GIVEN MATERIAL »
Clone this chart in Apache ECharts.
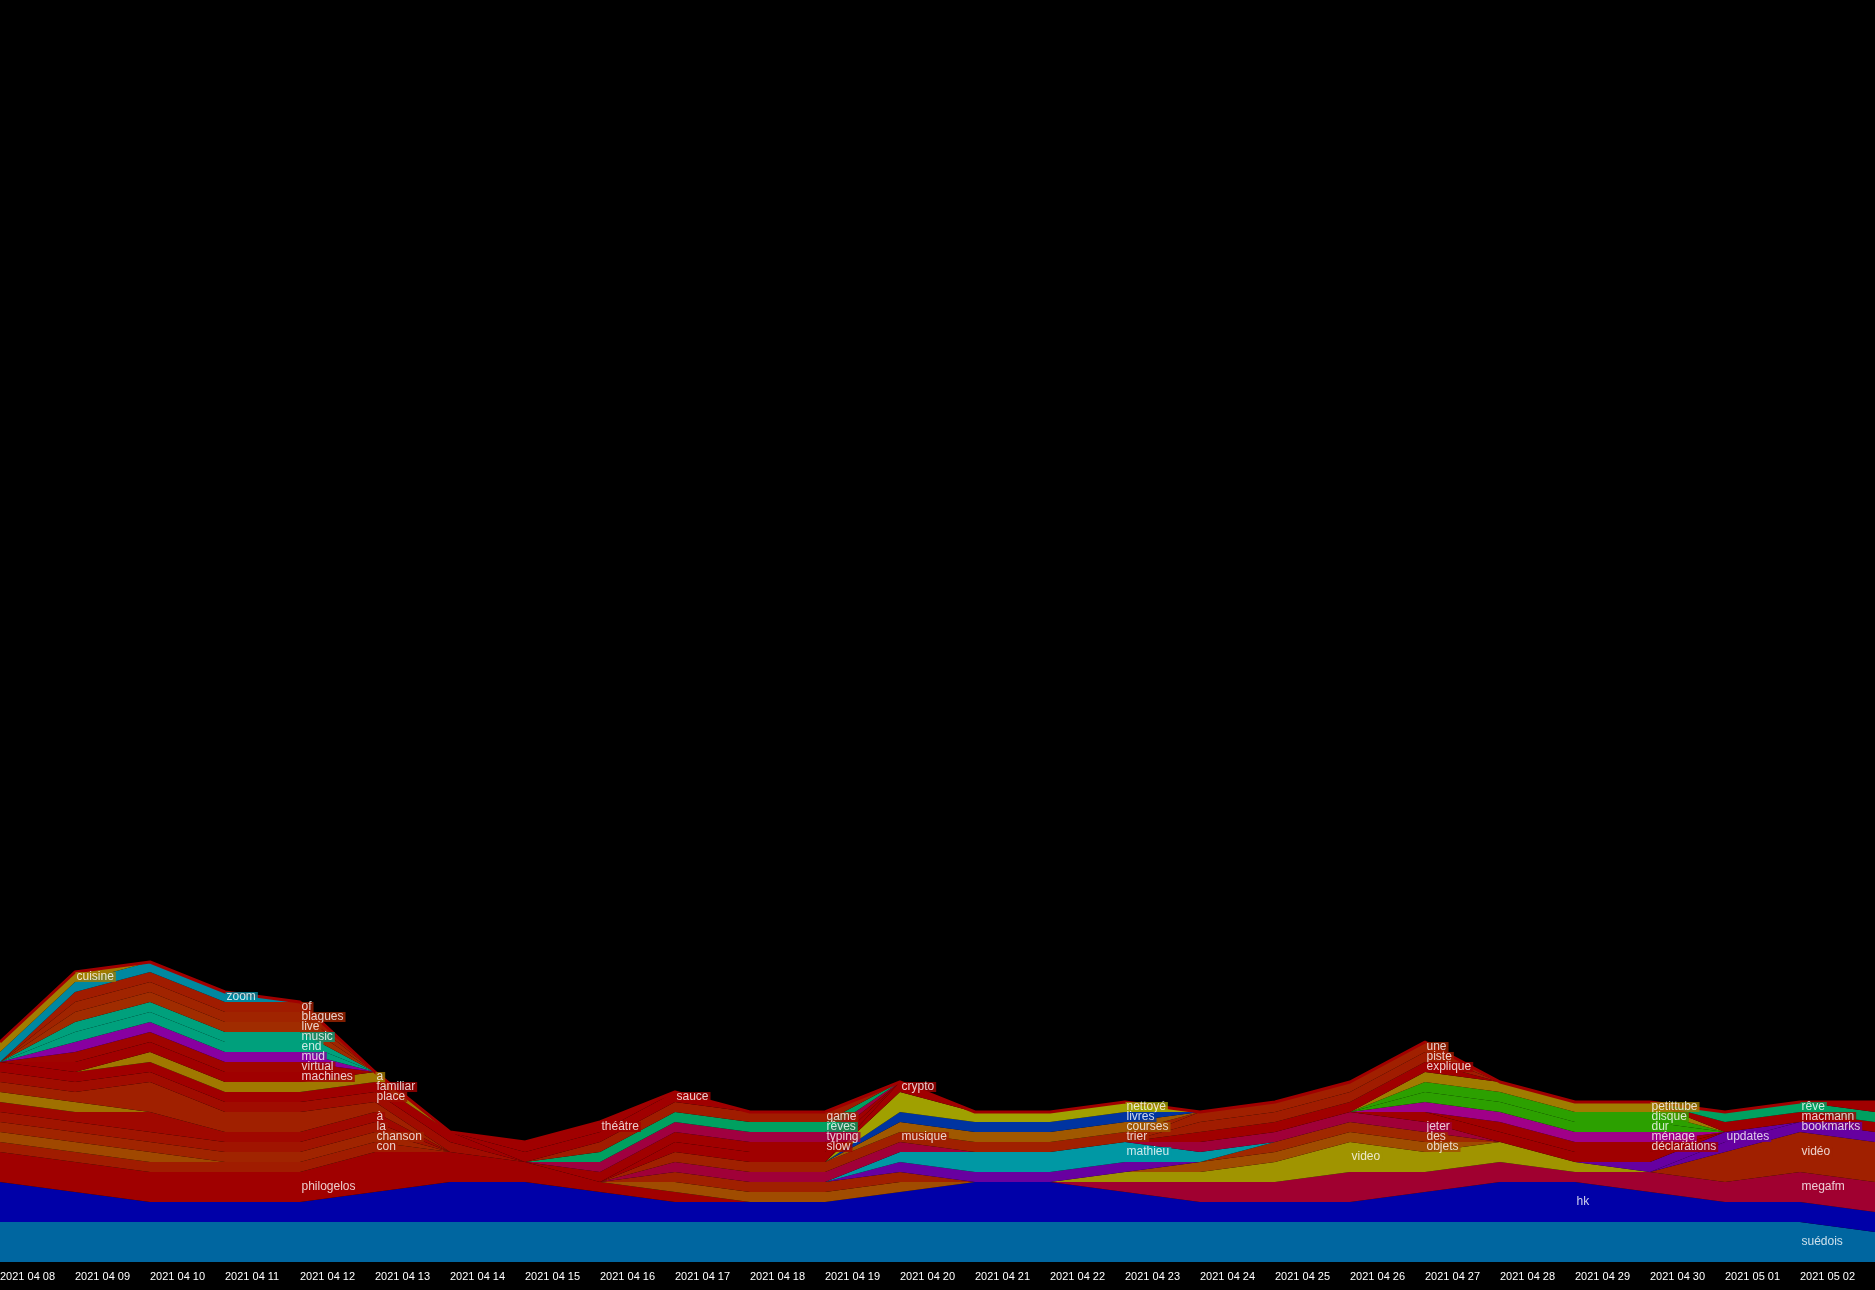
<!DOCTYPE html>
<html><head><meta charset="utf-8">
<script src="https://cdn.jsdelivr.net/npm/echarts@6/dist/echarts.min.js"></script>
<style>html,body{margin:0;padding:0;background:#000;overflow:hidden}#c{width:1875px;height:1290px}</style>
</head><body><div id="c"></div>
<script>
const days = ['2021 04 08','2021 04 09','2021 04 10','2021 04 11','2021 04 12','2021 04 13','2021 04 14','2021 04 15','2021 04 16','2021 04 17','2021 04 18','2021 04 19','2021 04 20','2021 04 21','2021 04 22','2021 04 23','2021 04 24','2021 04 25','2021 04 26','2021 04 27','2021 04 28','2021 04 29','2021 04 30','2021 05 01','2021 05 02','2021 05 03'];

// word counts per day, bottom of the stack first
const suedois      = [4,4,4,4,4,4,4,4,4,4,4,4,4,4,4,4,4,4,4,4,4,4,4,4,4,3];
const hk           = [4,3,2,2,2,3,4,4,3,2,2,2,3,4,4,3,2,2,2,3,4,4,3,2,2,2];
const philogelos   = [3,3,3,3,3,4,3,2,1,1,0,0,0,0,0,0,0,0,0,0,0,0,0,0,0,0];
const con          = [1,1,1,1,1,1,0,0,0,0,0,0,0,0,0,0,0,0,0,0,0,0,0,0,0,0];
const wOL          = [1,1,1,0,0,0,0,0,0,0,0,0,0,0,0,0,0,0,0,0,0,0,0,0,0,0];
const chanson      = [1,1,1,1,1,1,0,0,0,0,0,0,0,0,0,0,0,0,0,0,0,0,0,0,0,0];
const la           = [1,1,1,1,1,1,0,0,0,0,0,0,0,0,0,0,0,0,0,0,0,0,0,0,0,0];
const aGrave       = [1,1,2,1,1,1,0,0,0,0,0,0,0,0,0,0,0,0,0,0,0,0,0,0,0,0];
const wGL          = [1,1,0,0,0,0,0,0,0,0,0,0,0,0,0,0,0,0,0,0,0,0,0,0,0,0];
const wX           = [1,1,3,2,2,1,0,0,0,0,0,0,0,0,0,0,0,0,0,0,0,0,0,0,0,0];
const place        = [1,1,1,1,1,1,1,0,0,0,0,0,0,0,0,0,0,0,0,0,0,0,0,0,0,0];
const familiar     = [1,1,1,1,1,1,1,0,0,0,0,0,0,0,0,0,0,0,0,0,0,0,0,0,0,0];
const aWord        = [0,0,1,1,1,1,0,0,0,0,0,0,0,0,0,0,0,0,0,0,0,0,0,0,0,0];
const machines     = [0,1,1,1,1,0,0,0,0,0,0,0,0,0,0,0,0,0,0,0,0,0,0,0,0,0];
const virtual      = [0,1,1,1,1,0,0,0,0,0,0,0,0,0,0,0,0,0,0,0,0,0,0,0,0,0];
const mud          = [0,1,1,1,1,0,0,0,0,0,0,0,0,0,0,0,0,0,0,0,0,0,0,0,0,0];
const endW         = [0,1,1,1,1,0,0,0,0,0,0,0,0,0,0,0,0,0,0,0,0,0,0,0,0,0];
const music        = [0,1,1,1,1,0,0,0,0,0,0,0,0,0,0,0,0,0,0,0,0,0,0,0,0,0];
const live         = [0,1,1,1,1,0,0,0,0,0,0,0,0,0,0,0,0,0,0,0,0,0,0,0,0,0];
const blagues      = [0,1,1,1,1,0,0,0,0,0,0,0,0,0,0,0,0,0,0,0,0,0,0,0,0,0];
const ofW          = [0,1,1,1,1,0,0,0,0,0,0,0,0,0,0,0,0,0,0,0,0,0,0,0,0,0];
const zoom         = [1,1,1,1,0,0,0,0,0,0,0,0,0,0,0,0,0,0,0,0,0,0,0,0,0,0];
const cuisine      = [1,1,0,0,0,0,0,0,0,0,0,0,0,0,0,0,0,0,0,0,0,0,0,0,0,0];
const wOC          = [0,0,0,0,0,0,0,0,0,1,1,1,1,0,0,0,0,0,0,0,0,0,0,0,0,0];
const wRO8         = [0,0,0,0,0,0,0,0,0,1,1,1,1,0,0,0,0,0,0,0,0,0,0,0,0,0];
const megafm       = [0,0,0,0,0,0,0,0,0,0,0,0,0,0,0,1,2,2,3,2,2,1,2,2,3,3];
const video        = [0,0,0,0,0,0,0,0,0,0,0,0,0,0,0,1,1,2,3,2,2,1,0,0,0,0];
const videoAcc     = [0,0,0,0,0,0,0,0,0,0,0,0,0,0,0,0,0,0,0,0,0,0,0,3,4,4];
const bookmarks    = [0,0,0,0,0,0,0,0,0,0,0,0,0,0,0,0,0,0,0,0,0,0,0,1,1,1];
const updates      = [0,0,0,0,0,0,0,0,0,0,0,0,0,0,0,0,0,0,0,0,0,0,1,1,0,0];
const objets       = [0,0,0,0,0,0,0,0,0,0,0,0,0,0,0,0,1,1,1,1,0,0,0,0,0,0];
const des          = [0,0,0,0,0,0,0,0,0,0,0,0,0,0,0,0,0,1,1,1,0,0,0,0,0,0];
const wV1          = [0,0,0,0,0,0,0,0,0,0,0,0,1,1,1,1,0,0,0,0,0,0,0,0,0,0];
const mathieu      = [0,0,0,0,0,0,0,0,0,0,0,0,1,2,2,2,1,0,0,0,0,0,0,0,0,0];
const wCR9         = [0,0,0,0,0,0,0,0,0,1,1,1,1,0,0,0,0,0,0,0,0,0,0,0,0,0];
const jeter        = [0,0,0,0,0,0,0,0,0,0,0,0,0,0,0,0,1,1,1,1,0,0,0,0,0,0];
const wR6          = [0,0,0,0,0,0,0,0,0,0,0,0,0,0,0,0,0,0,0,1,1,1,1,0,0,0];
const declarations = [0,0,0,0,0,0,0,0,0,0,0,0,0,0,0,0,0,0,0,0,1,1,1,0,0,0];
const menage       = [0,0,0,0,0,0,0,0,0,0,0,0,0,0,0,0,0,0,0,1,1,1,1,0,0,0];
const dur          = [0,0,0,0,0,0,0,0,0,0,0,0,0,0,0,0,0,0,0,1,1,1,1,0,0,0];
const disque       = [0,0,0,0,0,0,0,0,0,0,0,0,0,0,0,0,0,0,0,1,1,1,1,0,0,0];
const petittube    = [0,0,0,0,0,0,0,0,0,0,0,0,0,0,0,0,0,0,0,1,1,1,1,0,0,0];
const explique     = [0,0,0,0,0,0,0,0,0,0,0,0,0,0,0,0,1,1,1,1,0,0,0,0,0,0];
const piste        = [0,0,0,0,0,0,0,0,0,0,0,0,0,0,0,0,1,1,1,1,0,0,0,0,0,0];
const une          = [0,0,0,0,0,0,0,0,0,0,0,0,0,0,0,0,1,1,1,1,0,0,0,0,0,0];
const musique      = [0,0,0,0,0,0,0,0,0,1,1,1,1,1,1,0,0,0,0,0,0,0,0,0,0,0];
const trier        = [0,0,0,0,0,0,0,0,0,0,0,0,0,0,0,1,0,0,0,0,0,0,0,0,0,0];
const courses      = [0,0,0,0,0,0,0,0,0,0,0,0,1,1,1,1,0,0,0,0,0,0,0,0,0,0];
const livres       = [0,0,0,0,0,0,0,0,0,0,0,0,1,1,1,1,0,0,0,0,0,0,0,0,0,0];
const nettoye      = [0,0,0,0,0,0,0,0,0,0,0,0,2,1,1,1,0,0,0,0,0,0,0,0,0,0];
const crypto       = [0,0,0,0,0,0,0,0,0,0,0,0,1,0,0,0,0,0,0,0,0,0,0,0,0,0];
const wU1          = [0,0,0,0,0,0,0,0,0,1,1,1,0,0,0,0,0,0,0,0,0,0,0,0,0,0];
const slow         = [0,0,0,0,0,0,0,0,1,1,1,1,0,0,0,0,0,0,0,0,0,0,0,0,0,0];
const typing       = [0,0,0,0,0,0,0,0,1,1,1,1,0,0,0,0,0,0,0,0,0,0,0,0,0,0];
const reves        = [0,0,0,0,0,0,0,0,1,1,1,1,0,0,0,0,0,0,0,0,0,0,0,0,0,0];
const game         = [0,0,0,0,0,0,0,0,1,1,1,1,0,0,0,0,0,0,0,0,0,0,0,0,0,0];
const sauce        = [0,0,0,0,0,0,0,1,1,1,0,0,0,0,0,0,0,0,0,0,0,0,0,0,0,0];
const theatre      = [0,0,0,0,0,0,0,1,1,0,0,0,0,0,0,0,0,0,0,0,0,0,0,0,0,0];
const macmann      = [0,0,0,0,0,0,0,0,0,0,0,0,0,0,0,0,0,0,0,0,0,0,0,1,1,1];
const reve         = [0,0,0,0,0,0,0,0,0,0,0,0,0,0,0,0,0,0,0,0,0,0,0,1,1,1];
const wR7          = [0,0,0,0,0,0,0,0,0,0,0,0,0,0,0,0,0,0,0,0,0,0,0,0,0,1];

const layerNames = ['suédois','hk','philogelos','con','w_ol','chanson','la','à','w_gl','w_x','place','familiar','a','machines','virtual','mud','end','music','live','blagues','of','zoom','cuisine','w_oc','w_ro','megafm','video','vidéo','bookmarks','updates','objets','des','w_v','mathieu','w_cr','jeter','w_r6','déclarations','ménage','dur','disque','petittube','explique','piste','une','musique','trier','courses','livres','nettoyé','crypto','w_u','slow','typing','rêves','game','sauce','théâtre','macmann','rêve','w_r7'];
const layerValues = [suedois,hk,philogelos,con,wOL,chanson,la,aGrave,wGL,wX,place,familiar,aWord,machines,virtual,mud,endW,music,live,blagues,ofW,zoom,cuisine,wOC,wRO8,megafm,video,videoAcc,bookmarks,updates,objets,des,wV1,mathieu,wCR9,jeter,wR6,declarations,menage,dur,disque,petittube,explique,piste,une,musique,trier,courses,livres,nettoye,crypto,wU1,slow,typing,reves,game,sauce,theatre,macmann,reve,wR7];
const layerColors = ['#0066a0','#0000a8','#a00000','#a01c00','#a04800','#a02400','#a01400','#a00800','#a07000','#a02000','#a00c00','#a00000','#a07800','#a00000','#a00400','#8800a0','#00a07c','#00a07c','#a02c00','#a02400','#a01c00','#0088a0','#a07c00','#a04c00','#a02000','#a00030','#a09400','#a02000','#6600a0','#6600a0','#a04c00','#a02800','#6800a0','#0098a4','#a00038','#a00038','#a00000','#a00000','#a00088','#2ca000','#2ca000','#a07c00','#a00000','#a01c00','#a02000','#a02000','#a02000','#a05800','#0034a0','#a0a000','#a00000','#a00000','#a00000','#a00040','#00a060','#a01c00','#a00000','#a00000','#a00000','#00a060','#a00000'];

// word labels: which word, on which day
const labelWords = ['cuisine','zoom','of','blagues','live','music','end','mud','virtual','machines','philogelos','a','familiar','place','à','la','chanson','con','théâtre','sauce','game','rêves','typing','slow','crypto','musique','nettoyé','livres','courses','trier','mathieu','video','une','piste','explique','jeter','des','objets','hk','petittube','disque','dur','ménage','déclarations','updates','rêve','macmann','bookmarks','vidéo','megafm','suédois'];
const labelDays  = [1,3,4,4,4,4,4,4,4,4,4,5,5,5,5,5,5,5,8,9,11,11,11,11,12,12,15,15,15,15,15,18,19,19,19,19,19,19,21,22,22,22,22,22,23,24,24,24,24,24,24];

const topLine = days.map(() => 0);

const series = layerNames.map((n, i) => ({
  name: n, type: 'line', stack: 'all', data: layerValues[i],
  symbol: 'none', smooth: false, silent: true,
  lineStyle: { width: 0, opacity: 0 },
  areaStyle: { color: layerColors[i], opacity: 1 },
  itemStyle: { color: layerColors[i] }, z: 2
}));
series.push({
  name: 'top', type: 'line', stack: 'all', data: topLine, symbol: 'none', silent: true,
  lineStyle: { color: '#a00000', width: 3 }, z: 3
});

const labelData = labelWords.map((w, j) => {
  const i = layerNames.indexOf(w);
  const d = labelDays[j];
  let base = 0;
  for (let k = 0; k < i; k++) base += layerValues[k][d];
  return { name: w, value: [d, base + layerValues[i][d] / 2], label: { backgroundColor: layerColors[i] } };
});
series.push({
  type: 'scatter', data: labelData, symbol: 'rect', symbolSize: 1,
  itemStyle: { color: 'rgba(0,0,0,0)' }, silent: true, z: 10,
  label: { show: true, position: 'right', distance: 0, formatter: p => p.name,
    color: '#ffffff', fontSize: 12, fontFamily: 'Liberation Sans, Arial, sans-serif',
    padding: [0, 2, 0, 1], lineHeight: 10 },
  labelLayout: { hideOverlap: false }
});

const chart = echarts.init(document.getElementById('c'), null, { renderer: 'canvas' });
chart.setOption({
  backgroundColor: '#000000',
  animation: false,
  grid: { left: 0, right: 0, top: 0, bottom: 28, containLabel: false, outerBoundsMode: 'none' },
  xAxis: {
    type: 'category', data: days, boundaryGap: false,
    axisLine: { show: false }, axisTick: { show: false }, splitLine: { show: false },
    axisLabel: { show: true, interval: 0, align: 'left', color: '#ffffff', fontSize: 11,
      fontFamily: 'Liberation Sans, Arial, sans-serif', margin: 9, hideOverlap: false }
  },
  yAxis: { type: 'value', min: 0, max: 126.2, show: false, splitLine: { show: false } },
  series: series
});
</script>
</body></html>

WHAT YOU ARE ASKED TO DO » Reproduce exactly the run of lines that opens the listing and closes with the line holding "const days = ['2021". Pictures are excluded.

RESULT BELOW »
Clone this chart in Apache ECharts.
<!DOCTYPE html>
<html><head><meta charset="utf-8">
<script src="https://cdn.jsdelivr.net/npm/echarts@6/dist/echarts.min.js"></script>
<style>html,body{margin:0;padding:0;background:#000;overflow:hidden}#c{width:1875px;height:1290px}</style>
</head><body><div id="c"></div>
<script>
const days = ['2021 04 08','2021 04 09','2021 04 10','2021 04 11','2021 04 12','2021 04 13','2021 04 14','2021 04 15','2021 04 16','2021 04 17','2021 04 18','2021 04 19','2021 04 20','2021 04 21','2021 04 22','2021 04 23','2021 04 24','2021 04 25','2021 04 26','2021 04 27','2021 04 28','2021 04 29','2021 04 30','2021 05 01','2021 05 02','2021 05 03'];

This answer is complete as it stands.